By Peter Harvey
‘An evening without Kate Bush’, a one-woman show starring Sarah Louise Young, came to the Big Top at the Ventnor Fringe Festival last month. The show was a massive hit at the Edinburgh Festival Fringe in 2019 and has been touring very successfully since the Autumn of 2021.
I was mesmerised by the opening sequence, an intimate rendering of ‘And Dream of Sheep’ lit with a single red light inside a gauzy net. Sarah’s voice channelled Kate’s beautifully, and the inclusion of these simultaneously narrative and abstract lyrics suggested that we were in the presence of two skillful artists.

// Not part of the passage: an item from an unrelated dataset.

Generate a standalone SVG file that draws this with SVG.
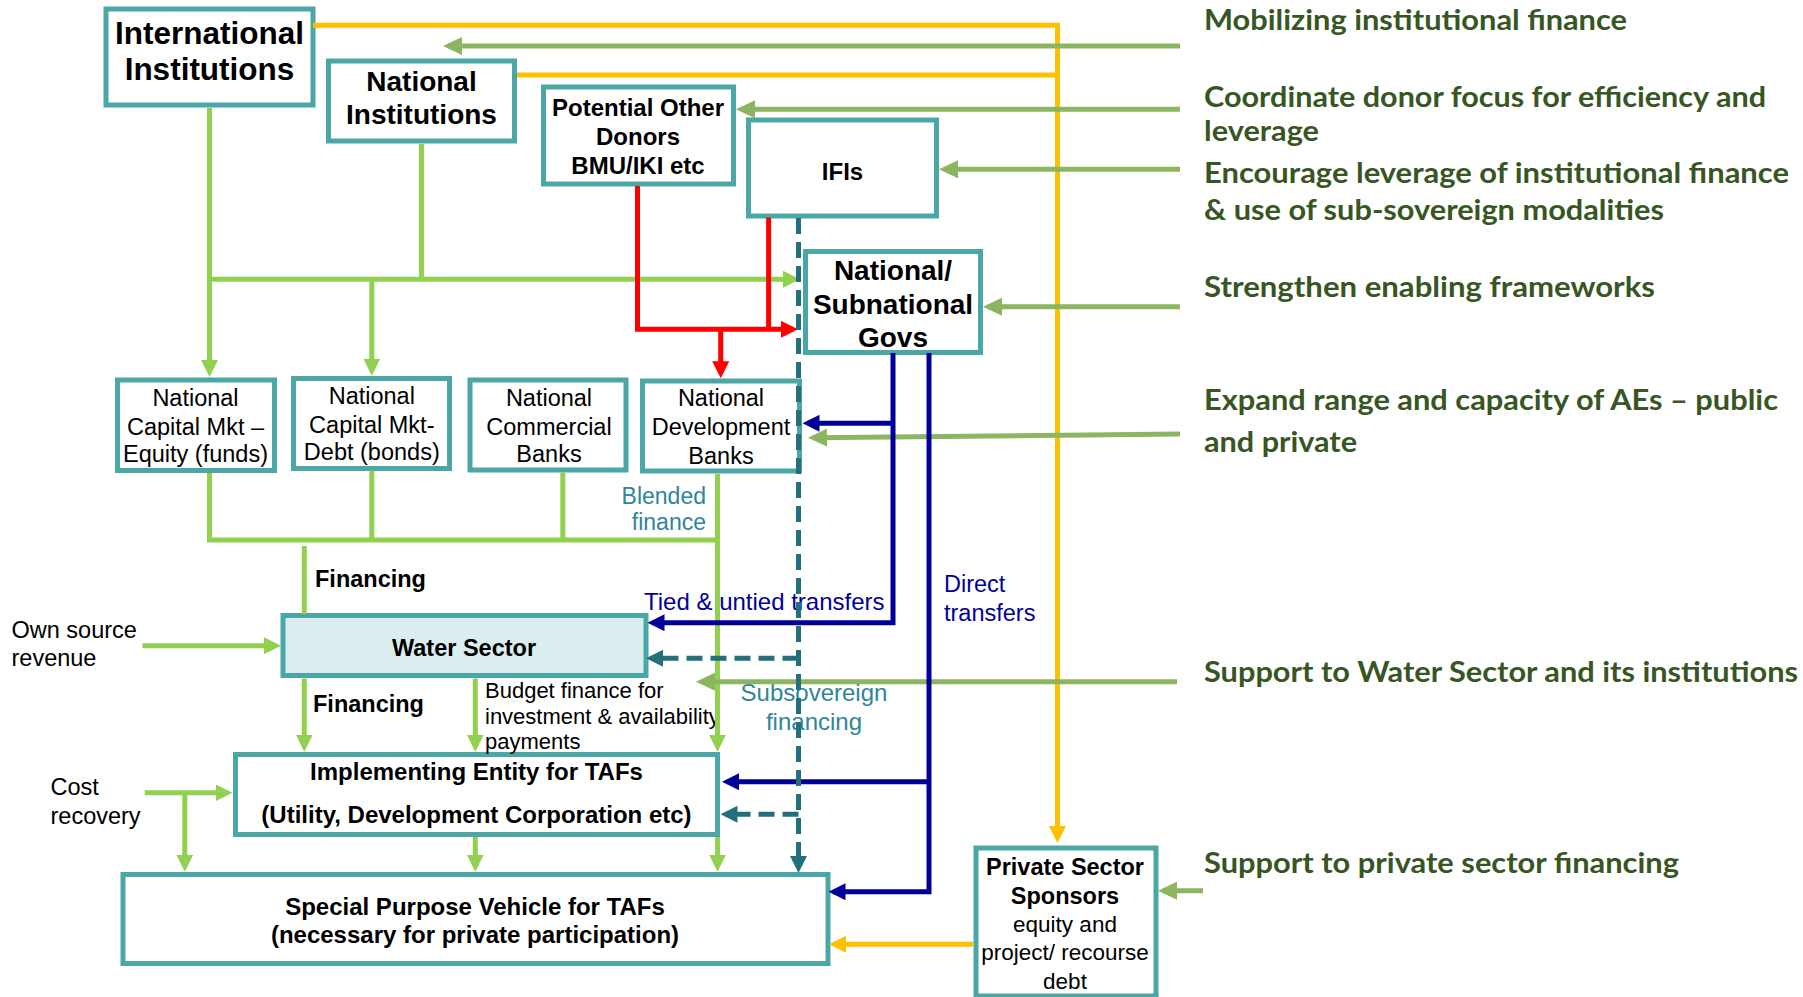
<svg xmlns="http://www.w3.org/2000/svg" width="1803" height="997" viewBox="0 0 1803 997">
<style>
.box{fill:#fff;stroke:#4BA7A6;stroke-width:5}
.ws{fill:#DAEEEF;stroke:#4BA7A6;stroke-width:5}
.t{font-family:"Liberation Sans",Arial,sans-serif;fill:#000}
.b{font-weight:bold}
.c{text-anchor:middle}
.r{font-family:"Lato","Liberation Sans",sans-serif;font-weight:700;font-size:28px;fill:#375623}
.ln{fill:none;stroke-width:5;stroke-linejoin:miter}
.y{stroke:#FFC000}.lg{stroke:#92D050}.mg{stroke:#8CB560}.rd{stroke:#FF0000}.bl{stroke:#000099}.td{stroke:#23707C;stroke-dasharray:16 8}
.teal{fill:#31849B}.navy{fill:#000099}
</style>
<defs>
<marker id="mY" markerUnits="userSpaceOnUse" markerWidth="17" markerHeight="17" viewBox="0 0 17 17" refX="12" refY="8.5" orient="auto"><path d="M0,0 L17,8.5 L0,17 z" fill="#FFC000"/></marker>
<marker id="mLG" markerUnits="userSpaceOnUse" markerWidth="17" markerHeight="17" viewBox="0 0 17 17" refX="12" refY="8.5" orient="auto"><path d="M0,0 L17,8.5 L0,17 z" fill="#92D050"/></marker>
<marker id="mMG" markerUnits="userSpaceOnUse" markerWidth="19" markerHeight="18" viewBox="0 0 19 18" refX="14" refY="9" orient="auto"><path d="M0,0 L19,9 L0,18 z" fill="#8CB560"/></marker>
<marker id="mR" markerUnits="userSpaceOnUse" markerWidth="17" markerHeight="17" viewBox="0 0 17 17" refX="12" refY="8.5" orient="auto"><path d="M0,0 L17,8.5 L0,17 z" fill="#FF0000"/></marker>
<marker id="mB" markerUnits="userSpaceOnUse" markerWidth="17" markerHeight="17" viewBox="0 0 17 17" refX="12" refY="8.5" orient="auto"><path d="M0,0 L17,8.5 L0,17 z" fill="#000099"/></marker>
<marker id="mT" markerUnits="userSpaceOnUse" markerWidth="17" markerHeight="17" viewBox="0 0 17 17" refX="12" refY="8.5" orient="auto"><path d="M0,0 L17,8.5 L0,17 z" fill="#23707C"/></marker>
</defs>
<rect width="1803" height="997" fill="#fff"/>

<g id="nodes">
<g id="intl"><rect class="box" x="106" y="9" width="207" height="96"/>
<text class="t b c" x="209.5" y="43.5" font-size="31.5">International</text>
<text class="t b c" x="209.5" y="80" font-size="31.5">Institutions</text></g>
<g id="natinst"><rect class="box" x="328.5" y="61" width="186" height="80"/>
<text class="t b c" x="421.5" y="91" font-size="28">National</text>
<text class="t b c" x="421.5" y="123.5" font-size="28">Institutions</text></g>
<g id="donors"><rect class="box" x="543.5" y="87" width="190" height="97"/>
<text class="t b c" x="638" y="116" font-size="24">Potential Other</text>
<text class="t b c" x="638" y="144.5" font-size="24">Donors</text>
<text class="t b c" x="638" y="173.5" font-size="24">BMU/IKI etc</text></g>
<g id="ifis"><rect class="box" x="748.5" y="120" width="188" height="96"/>
<text class="t b c" x="842.5" y="180" font-size="24">IFIs</text></g>
<g id="govs"><rect class="box" x="805.5" y="251.5" width="175" height="101"/>
<text class="t b c" x="893" y="280" font-size="28">National/</text>
<text class="t b c" x="893" y="313.5" font-size="28">Subnational</text>
<text class="t b c" x="893" y="347" font-size="28">Govs</text></g>
<g id="ncme"><rect class="box" x="117.5" y="380" width="157" height="90.5"/>
<text class="t c" x="195.5" y="406" font-size="23.5">National</text>
<text class="t c" x="195.5" y="435" font-size="23.5">Capital Mkt –</text>
<text class="t c" x="195.5" y="462" font-size="23.5">Equity (funds)</text></g>
<g id="ncmd"><rect class="box" x="293.5" y="378.5" width="156" height="90"/>
<text class="t c" x="371.8" y="403.5" font-size="23.5">National</text>
<text class="t c" x="371.8" y="432.5" font-size="23.5">Capital Mkt-</text>
<text class="t c" x="371.8" y="460" font-size="23.5">Debt (bonds)</text></g>
<g id="ncb"><rect class="box" x="470" y="380" width="156" height="90"/>
<text class="t c" x="549" y="406" font-size="23.5">National</text>
<text class="t c" x="549" y="435" font-size="23.5">Commercial</text>
<text class="t c" x="549" y="462" font-size="23.5">Banks</text></g>
<g id="ndb"><rect class="box" x="642.5" y="381" width="157" height="90"/>
<text class="t c" x="721" y="406" font-size="23.5">National</text>
<text class="t c" x="721" y="435" font-size="23.5">Development</text>
<text class="t c" x="721" y="464" font-size="23.5">Banks</text></g>
<g id="water"><rect class="ws" x="283" y="615.5" width="363" height="60"/>
<text class="t b c" x="464" y="656" font-size="23.5">Water Sector</text></g>
<g id="ie"><rect class="box" x="235.5" y="754.5" width="482" height="80"/>
<text class="t b c" x="476.5" y="780" font-size="24">Implementing Entity for TAFs</text>
<text class="t b c" x="476.5" y="823" font-size="24">(Utility, Development Corporation etc)</text></g>
<g id="spv"><rect class="box" x="123" y="874.5" width="705" height="89"/>
<text class="t b c" x="475" y="914.5" font-size="24">Special Purpose Vehicle for TAFs</text>
<text class="t b c" x="475" y="943" font-size="24">(necessary for private participation)</text></g>
<g id="pss"><rect class="box" x="976" y="848" width="180" height="148"/>
<text class="t b c" x="1065" y="875" font-size="23.5">Private Sector</text>
<text class="t b c" x="1065" y="903.5" font-size="23.5">Sponsors</text>
<text class="t c" x="1065" y="932" font-size="22.5">equity and</text>
<text class="t c" x="1065" y="960" font-size="22.5">project/ recourse</text>
<text class="t c" x="1065" y="988.5" font-size="22.5">debt</text></g>
</g>

<g id="labels">
<text class="t b" x="315" y="587" font-size="23.5">Financing</text>
<text class="t b" x="313" y="712" font-size="23.5">Financing</text>
<text class="t" x="485" y="697.5" font-size="22">Budget finance for</text>
<text class="t" x="485" y="723.5" font-size="22">investment &amp; availability</text>
<text class="t" x="485" y="748.5" font-size="22">payments</text>
<text class="t" x="11.5" y="637.5" font-size="23.5">Own source</text>
<text class="t" x="11.5" y="666" font-size="23.5">revenue</text>
<text class="t" x="50.5" y="795" font-size="23.5">Cost</text>
<text class="t" x="50.5" y="824" font-size="23.5">recovery</text>
<text class="t teal" x="706" y="503.5" font-size="23" text-anchor="end">Blended</text>
<text class="t teal" x="706" y="530" font-size="23" text-anchor="end">finance</text>
<text class="t teal c" x="814" y="701" font-size="24">Subsovereign</text>
<text class="t teal c" x="814" y="729.5" font-size="24">financing</text>
<text class="t navy" x="644" y="610" font-size="24">Tied &amp; untied transfers</text>
<text class="t navy" x="944" y="592" font-size="23.5">Direct</text>
<text class="t navy" x="944" y="621" font-size="23.5">transfers</text>
<text class="r" x="1204" y="29.5" textLength="423" lengthAdjust="spacingAndGlyphs">Mobilizing institutional finance</text>
<text class="r" x="1204" y="106.5" textLength="562" lengthAdjust="spacingAndGlyphs">Coordinate donor focus for efficiency and</text>
<text class="r" x="1204" y="141" textLength="115" lengthAdjust="spacingAndGlyphs">leverage</text>
<text class="r" x="1204" y="182.5" textLength="585" lengthAdjust="spacingAndGlyphs">Encourage leverage of institutional finance</text>
<text class="r" x="1204" y="220" textLength="460" lengthAdjust="spacingAndGlyphs">&amp; use of sub-sovereign modalities</text>
<text class="r" x="1204" y="296.5" textLength="451" lengthAdjust="spacingAndGlyphs">Strengthen enabling frameworks</text>
<text class="r" x="1204" y="410" textLength="574" lengthAdjust="spacingAndGlyphs">Expand range and capacity of AEs – public</text>
<text class="r" x="1204" y="451.5" textLength="153" lengthAdjust="spacingAndGlyphs">and private</text>
<text class="r" x="1204" y="681.5" textLength="594" lengthAdjust="spacingAndGlyphs">Support to Water Sector and its institutions</text>
<text class="r" x="1204" y="873" textLength="475" lengthAdjust="spacingAndGlyphs">Support to private sector financing</text>
</g>

<g id="connectors">
<path class="ln y" d="M313,25.3 H1057.5 V838" marker-end="url(#mY)"/>
<path class="ln y" d="M517,75 H1057.5"/>
<path class="ln y" d="M973,944.3 H834" marker-end="url(#mY)"/>

<path class="ln lg" d="M209.5,108 V372" marker-end="url(#mLG)"/>
<path class="ln lg" d="M421.5,144 V279.3"/>
<path class="ln lg" d="M209.5,279.3 H795" marker-end="url(#mLG)"/>
<path class="ln lg" d="M371.8,279.3 V370.7" marker-end="url(#mLG)"/>
<path class="ln lg" d="M209.5,473 V540 H717.5"/>
<path class="ln lg" d="M371.8,470.5 V540"/>
<path class="ln lg" d="M562.8,472.5 V540"/>
<path class="ln lg" d="M717.5,474 V746.7" marker-end="url(#mLG)"/>
<path class="ln lg" d="M304.3,546 V614"/>
<path class="ln lg" d="M304.3,678.5 V746.7" marker-end="url(#mLG)"/>
<path class="ln lg" d="M475.3,678.5 V746.7" marker-end="url(#mLG)"/>
<path class="ln lg" d="M142.4,645.7 H276" marker-end="url(#mLG)"/>
<path class="ln lg" d="M144.7,792.7 H227.5" marker-end="url(#mLG)"/>
<path class="ln lg" d="M184.8,792.7 V866.7" marker-end="url(#mLG)"/>
<path class="ln lg" d="M475.3,837 V866.7" marker-end="url(#mLG)"/>
<path class="ln lg" d="M717.6,837 V866.7" marker-end="url(#mLG)"/>

<path class="ln mg" d="M1180,46 H448" marker-end="url(#mMG)"/>
<path class="ln mg" d="M1180,109.3 H741" marker-end="url(#mMG)"/>
<path class="ln mg" d="M1180,169.3 H944" marker-end="url(#mMG)"/>
<path class="ln mg" d="M1180,306.7 H988" marker-end="url(#mMG)"/>
<path class="ln mg" d="M1180,434 L813,437.8" marker-end="url(#mMG)"/>
<path class="ln mg" d="M1177,681.7 H701" marker-end="url(#mMG)"/>
<path class="ln mg" d="M1203,890.7 H1163" marker-end="url(#mMG)"/>

<path class="ln rd" d="M637.5,186 V329.3 H793" marker-end="url(#mR)"/>
<path class="ln rd" d="M768.6,217.5 V329.3"/>
<path class="ln rd" d="M720.7,329.3 V373.3" marker-end="url(#mR)"/>

<path class="ln bl" d="M893,353 V622.7 H652.5" marker-end="url(#mB)"/>
<path class="ln bl" d="M893,423.3 H807.5" marker-end="url(#mB)"/>
<path class="ln bl" d="M929,353 V891.7 H833.5" marker-end="url(#mB)"/>
<path class="ln bl" d="M929,781.7 H727" marker-end="url(#mB)"/>

<path class="ln td" d="M798.5,218 V868" marker-end="url(#mT)"/>
<path class="ln td" d="M798.5,658.3 H651" marker-end="url(#mT)"/>
<path class="ln td" d="M798.5,814.3 H725.5" marker-end="url(#mT)"/>
</g>
</svg>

Bursting from captivity with an exuberant howl, Sarah invited super-fans and civilians alike to run with the hounds of love across the moors, up a hill, into the clouds and far beyond.
The audience participated wholeheartedly throughout. A mother and daughter were invited up to sing (very effective) backing vocals on ‘Cloudbusting’, and a married couple danced romantically on stage during ‘Don’t Give Up’.
The show is a love letter to Kate Bush and this is shown in the attention to detail. A voluminous shimmering cape (gifted by a retired Kate Bush impersonator) is used for a show-stopping rendition of ‘Wow’ with wings wide open in front of a blaze of coloured lights.
Sarah and the cape then performed Kate’s ‘top six dance moves’, including the ‘crafty cat’ where the poles in the cape are inverted to make huge pointy-cat ears. Each successive move brought a roar of recognition from the crowd. Another highlight was ‘Babooshka’, sung entirely in Russian.